Emit a verbatim copy of the lines running from the line with "Write a standalone" through the end of the material below.

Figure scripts
--- START ---

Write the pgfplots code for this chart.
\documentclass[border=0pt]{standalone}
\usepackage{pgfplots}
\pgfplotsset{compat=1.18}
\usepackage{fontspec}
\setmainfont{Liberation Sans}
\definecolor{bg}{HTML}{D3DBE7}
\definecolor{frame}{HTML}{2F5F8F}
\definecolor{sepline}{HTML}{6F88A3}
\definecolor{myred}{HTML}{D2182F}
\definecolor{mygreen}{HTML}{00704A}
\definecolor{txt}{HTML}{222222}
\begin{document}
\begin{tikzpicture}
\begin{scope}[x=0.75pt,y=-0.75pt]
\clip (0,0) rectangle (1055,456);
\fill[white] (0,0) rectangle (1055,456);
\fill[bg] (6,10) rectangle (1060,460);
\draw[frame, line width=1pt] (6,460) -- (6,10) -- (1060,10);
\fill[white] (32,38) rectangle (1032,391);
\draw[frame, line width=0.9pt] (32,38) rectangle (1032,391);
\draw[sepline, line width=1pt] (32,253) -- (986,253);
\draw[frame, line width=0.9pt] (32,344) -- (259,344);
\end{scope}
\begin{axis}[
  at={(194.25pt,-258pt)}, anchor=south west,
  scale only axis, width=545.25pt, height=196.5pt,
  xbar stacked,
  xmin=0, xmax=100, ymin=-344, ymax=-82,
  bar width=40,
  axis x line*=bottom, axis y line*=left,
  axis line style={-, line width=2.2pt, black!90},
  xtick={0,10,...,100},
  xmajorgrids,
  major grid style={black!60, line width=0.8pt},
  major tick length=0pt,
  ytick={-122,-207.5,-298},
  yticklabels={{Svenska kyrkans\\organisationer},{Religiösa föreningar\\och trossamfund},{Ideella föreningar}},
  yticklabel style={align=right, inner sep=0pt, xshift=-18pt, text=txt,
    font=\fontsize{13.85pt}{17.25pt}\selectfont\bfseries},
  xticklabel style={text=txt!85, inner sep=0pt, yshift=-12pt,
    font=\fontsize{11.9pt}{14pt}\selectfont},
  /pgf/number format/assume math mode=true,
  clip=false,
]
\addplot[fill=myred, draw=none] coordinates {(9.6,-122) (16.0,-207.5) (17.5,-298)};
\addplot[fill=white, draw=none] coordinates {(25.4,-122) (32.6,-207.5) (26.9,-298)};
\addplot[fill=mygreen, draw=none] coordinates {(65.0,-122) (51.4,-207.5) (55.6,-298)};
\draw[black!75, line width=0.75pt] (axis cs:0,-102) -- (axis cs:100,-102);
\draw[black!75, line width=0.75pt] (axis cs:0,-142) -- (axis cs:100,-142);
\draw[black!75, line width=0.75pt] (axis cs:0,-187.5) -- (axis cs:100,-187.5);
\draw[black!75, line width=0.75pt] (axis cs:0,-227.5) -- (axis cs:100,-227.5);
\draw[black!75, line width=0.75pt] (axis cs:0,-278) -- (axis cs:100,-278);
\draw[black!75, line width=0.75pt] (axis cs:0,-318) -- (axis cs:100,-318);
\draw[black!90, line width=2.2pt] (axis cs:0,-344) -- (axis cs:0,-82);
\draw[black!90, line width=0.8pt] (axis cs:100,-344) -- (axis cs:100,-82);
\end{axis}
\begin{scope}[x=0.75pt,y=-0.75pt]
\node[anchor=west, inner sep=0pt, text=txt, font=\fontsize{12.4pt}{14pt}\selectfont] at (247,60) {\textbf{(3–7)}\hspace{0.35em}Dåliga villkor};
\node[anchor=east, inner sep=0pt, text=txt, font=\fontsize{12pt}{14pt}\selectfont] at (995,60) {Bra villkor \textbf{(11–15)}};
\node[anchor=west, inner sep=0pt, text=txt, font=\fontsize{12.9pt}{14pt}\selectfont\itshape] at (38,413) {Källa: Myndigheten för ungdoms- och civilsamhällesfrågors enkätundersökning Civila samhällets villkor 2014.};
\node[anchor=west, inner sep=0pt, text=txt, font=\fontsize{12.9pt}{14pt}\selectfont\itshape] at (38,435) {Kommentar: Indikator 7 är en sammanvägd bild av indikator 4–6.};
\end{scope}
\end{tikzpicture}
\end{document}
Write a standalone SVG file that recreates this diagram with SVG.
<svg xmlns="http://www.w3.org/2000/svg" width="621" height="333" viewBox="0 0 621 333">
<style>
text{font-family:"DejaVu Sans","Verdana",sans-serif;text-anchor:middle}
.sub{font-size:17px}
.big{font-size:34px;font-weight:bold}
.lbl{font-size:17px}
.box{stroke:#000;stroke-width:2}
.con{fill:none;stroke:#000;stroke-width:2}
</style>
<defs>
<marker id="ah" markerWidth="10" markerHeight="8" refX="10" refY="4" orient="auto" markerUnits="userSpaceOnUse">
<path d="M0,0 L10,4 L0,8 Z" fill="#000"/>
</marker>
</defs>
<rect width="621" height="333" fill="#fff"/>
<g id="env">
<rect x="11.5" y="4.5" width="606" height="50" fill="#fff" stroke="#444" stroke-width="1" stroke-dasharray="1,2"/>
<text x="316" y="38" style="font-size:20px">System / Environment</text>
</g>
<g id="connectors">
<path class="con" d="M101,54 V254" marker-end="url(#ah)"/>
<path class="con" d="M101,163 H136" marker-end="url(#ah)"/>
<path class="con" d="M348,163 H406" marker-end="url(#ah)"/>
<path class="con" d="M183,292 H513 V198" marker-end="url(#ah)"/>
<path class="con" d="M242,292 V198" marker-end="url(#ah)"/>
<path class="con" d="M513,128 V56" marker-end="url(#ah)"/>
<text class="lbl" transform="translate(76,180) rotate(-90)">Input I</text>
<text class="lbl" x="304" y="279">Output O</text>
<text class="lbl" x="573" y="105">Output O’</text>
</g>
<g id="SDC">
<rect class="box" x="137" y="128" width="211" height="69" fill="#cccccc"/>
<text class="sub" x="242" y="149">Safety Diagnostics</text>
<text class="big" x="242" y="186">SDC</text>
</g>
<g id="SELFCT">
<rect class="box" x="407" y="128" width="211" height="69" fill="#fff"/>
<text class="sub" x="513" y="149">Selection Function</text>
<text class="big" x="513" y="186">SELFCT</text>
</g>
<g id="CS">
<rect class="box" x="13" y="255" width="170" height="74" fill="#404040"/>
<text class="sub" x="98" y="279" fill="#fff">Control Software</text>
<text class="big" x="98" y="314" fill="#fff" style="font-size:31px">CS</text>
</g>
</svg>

--- END ---

**Exercise result:**
Write a standalone SVG file that recreates this diagram with SVG.
<svg xmlns="http://www.w3.org/2000/svg" width="621" height="333" viewBox="0 0 621 333">
<style>
text{font-family:"DejaVu Sans","Verdana",sans-serif;text-anchor:middle}
.sub{font-size:17px}
.big{font-size:34px;font-weight:bold}
.lbl{font-size:17px}
.box{stroke:#000;stroke-width:2}
.con{fill:none;stroke:#000;stroke-width:2}
</style>
<defs>
<marker id="ah" markerWidth="10" markerHeight="8" refX="10" refY="4" orient="auto" markerUnits="userSpaceOnUse">
<path d="M0,0 L10,4 L0,8 Z" fill="#000"/>
</marker>
</defs>
<rect width="621" height="333" fill="#fff"/>
<g id="env">
<rect x="11.5" y="4.5" width="606" height="50" fill="#fff" stroke="#444" stroke-width="1" stroke-dasharray="1,2"/>
<text x="316" y="38" style="font-size:20px">System / Environment</text>
</g>
<g id="connectors">
<path class="con" d="M101,54 V254" marker-end="url(#ah)"/>
<path class="con" d="M101,163 H136" marker-end="url(#ah)"/>
<path class="con" d="M348,163 H406" marker-end="url(#ah)"/>
<path class="con" d="M183,292 H513 V198" marker-end="url(#ah)"/>
<path class="con" d="M242,292 V198" marker-end="url(#ah)"/>
<path class="con" d="M513,128 V56" marker-end="url(#ah)"/>
<text class="lbl" transform="translate(76,180) rotate(-90)">Input I</text>
<text class="lbl" x="304" y="279">Output O</text>
<text class="lbl" x="573" y="105">Output O’</text>
</g>
<g id="SDC">
<rect class="box" x="137" y="128" width="211" height="69" fill="#cccccc"/>
<text class="sub" x="242" y="149">Safety Diagnostics</text>
<text class="big" x="242" y="186">SDC</text>
</g>
<g id="SELFCT">
<rect class="box" x="407" y="128" width="211" height="69" fill="#fff"/>
<text class="sub" x="513" y="149">Selection Function</text>
<text class="big" x="513" y="186">SELFCT</text>
</g>
<g id="CS">
<rect class="box" x="13" y="255" width="170" height="74" fill="#404040"/>
<text class="sub" x="98" y="279" fill="#fff">Control Software</text>
<text class="big" x="98" y="314" fill="#fff" style="font-size:31px">CS</text>
</g>
</svg>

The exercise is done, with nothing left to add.